▶

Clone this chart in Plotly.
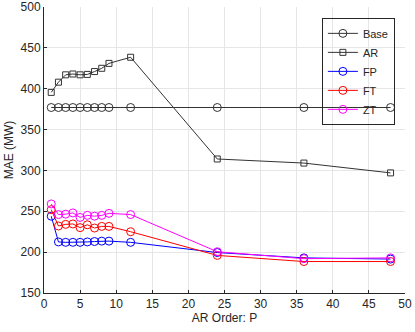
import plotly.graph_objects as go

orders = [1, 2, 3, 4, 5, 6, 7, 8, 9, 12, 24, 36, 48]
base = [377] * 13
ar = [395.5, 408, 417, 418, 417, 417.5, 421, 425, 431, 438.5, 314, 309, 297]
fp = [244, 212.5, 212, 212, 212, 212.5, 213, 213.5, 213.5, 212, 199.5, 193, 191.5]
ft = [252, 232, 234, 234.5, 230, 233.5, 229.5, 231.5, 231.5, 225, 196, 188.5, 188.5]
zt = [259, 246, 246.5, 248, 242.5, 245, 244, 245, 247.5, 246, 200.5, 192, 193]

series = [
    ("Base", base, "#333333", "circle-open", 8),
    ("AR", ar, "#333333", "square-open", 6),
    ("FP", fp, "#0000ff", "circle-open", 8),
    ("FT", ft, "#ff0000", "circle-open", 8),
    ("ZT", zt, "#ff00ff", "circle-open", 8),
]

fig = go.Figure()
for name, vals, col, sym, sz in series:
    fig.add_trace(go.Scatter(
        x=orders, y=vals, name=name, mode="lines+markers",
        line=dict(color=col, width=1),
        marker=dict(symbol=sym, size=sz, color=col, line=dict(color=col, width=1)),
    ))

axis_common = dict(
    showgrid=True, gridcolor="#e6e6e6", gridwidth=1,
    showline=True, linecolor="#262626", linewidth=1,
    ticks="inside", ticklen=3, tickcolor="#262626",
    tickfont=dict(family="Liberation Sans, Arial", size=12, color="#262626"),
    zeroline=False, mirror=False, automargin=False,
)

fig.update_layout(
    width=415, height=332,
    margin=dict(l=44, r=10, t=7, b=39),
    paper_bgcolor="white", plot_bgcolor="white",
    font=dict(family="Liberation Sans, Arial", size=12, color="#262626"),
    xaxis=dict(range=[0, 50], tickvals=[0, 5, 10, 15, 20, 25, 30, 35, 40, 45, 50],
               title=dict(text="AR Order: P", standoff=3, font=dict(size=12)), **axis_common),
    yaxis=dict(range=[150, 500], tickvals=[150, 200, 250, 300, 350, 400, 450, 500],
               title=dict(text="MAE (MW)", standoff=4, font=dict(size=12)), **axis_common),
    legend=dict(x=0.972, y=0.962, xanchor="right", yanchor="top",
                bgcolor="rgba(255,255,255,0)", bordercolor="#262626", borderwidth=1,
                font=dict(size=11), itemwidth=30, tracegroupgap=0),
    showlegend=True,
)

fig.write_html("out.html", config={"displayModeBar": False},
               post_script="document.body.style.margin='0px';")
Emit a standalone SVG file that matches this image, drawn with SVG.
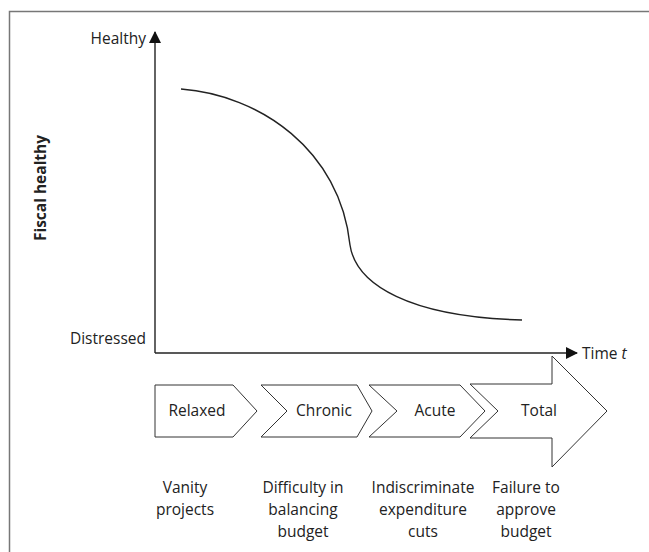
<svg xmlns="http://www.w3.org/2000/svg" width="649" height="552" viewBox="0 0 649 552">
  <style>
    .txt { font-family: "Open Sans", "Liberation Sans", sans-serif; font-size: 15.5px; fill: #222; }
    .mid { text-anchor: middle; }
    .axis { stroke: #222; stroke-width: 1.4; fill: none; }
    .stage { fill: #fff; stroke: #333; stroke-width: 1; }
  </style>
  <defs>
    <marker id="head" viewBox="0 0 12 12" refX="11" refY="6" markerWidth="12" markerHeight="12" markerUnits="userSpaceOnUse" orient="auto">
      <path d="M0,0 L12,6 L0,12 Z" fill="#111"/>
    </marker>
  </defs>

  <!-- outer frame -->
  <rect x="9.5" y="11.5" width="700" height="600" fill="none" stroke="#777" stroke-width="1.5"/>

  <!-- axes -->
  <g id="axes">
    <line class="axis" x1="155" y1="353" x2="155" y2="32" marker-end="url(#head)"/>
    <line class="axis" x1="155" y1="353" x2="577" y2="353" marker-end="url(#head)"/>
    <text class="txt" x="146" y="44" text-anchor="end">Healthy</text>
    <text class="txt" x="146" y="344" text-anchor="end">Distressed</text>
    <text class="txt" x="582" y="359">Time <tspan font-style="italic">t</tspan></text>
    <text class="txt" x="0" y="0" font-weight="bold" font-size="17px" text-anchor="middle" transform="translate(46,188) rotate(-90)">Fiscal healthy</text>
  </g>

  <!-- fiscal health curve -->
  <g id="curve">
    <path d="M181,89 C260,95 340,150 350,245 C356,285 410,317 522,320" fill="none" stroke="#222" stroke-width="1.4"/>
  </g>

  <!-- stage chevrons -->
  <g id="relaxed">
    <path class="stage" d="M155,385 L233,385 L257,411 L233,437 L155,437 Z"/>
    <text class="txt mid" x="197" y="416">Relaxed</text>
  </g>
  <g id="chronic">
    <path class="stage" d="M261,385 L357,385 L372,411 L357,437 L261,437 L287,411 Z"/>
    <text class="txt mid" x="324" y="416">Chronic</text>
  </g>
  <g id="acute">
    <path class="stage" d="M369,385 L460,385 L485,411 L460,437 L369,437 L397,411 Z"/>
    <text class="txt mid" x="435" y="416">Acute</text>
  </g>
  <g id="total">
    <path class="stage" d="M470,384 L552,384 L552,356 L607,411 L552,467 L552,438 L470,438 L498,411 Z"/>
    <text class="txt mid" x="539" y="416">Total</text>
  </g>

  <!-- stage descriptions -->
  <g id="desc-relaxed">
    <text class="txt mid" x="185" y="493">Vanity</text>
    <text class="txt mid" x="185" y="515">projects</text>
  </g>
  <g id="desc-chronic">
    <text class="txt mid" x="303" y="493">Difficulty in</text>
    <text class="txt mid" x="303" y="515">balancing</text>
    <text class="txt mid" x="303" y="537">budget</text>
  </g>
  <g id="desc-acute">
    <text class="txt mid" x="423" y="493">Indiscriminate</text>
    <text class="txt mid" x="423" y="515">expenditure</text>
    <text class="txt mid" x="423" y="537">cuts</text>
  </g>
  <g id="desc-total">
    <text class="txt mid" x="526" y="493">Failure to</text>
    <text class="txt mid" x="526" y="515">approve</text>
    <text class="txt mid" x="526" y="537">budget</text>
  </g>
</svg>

◀

Exercise prompt ▸ Of the lines in the listing above, how many hold the string "this"? Reply with the number only.

Reply ▸ 2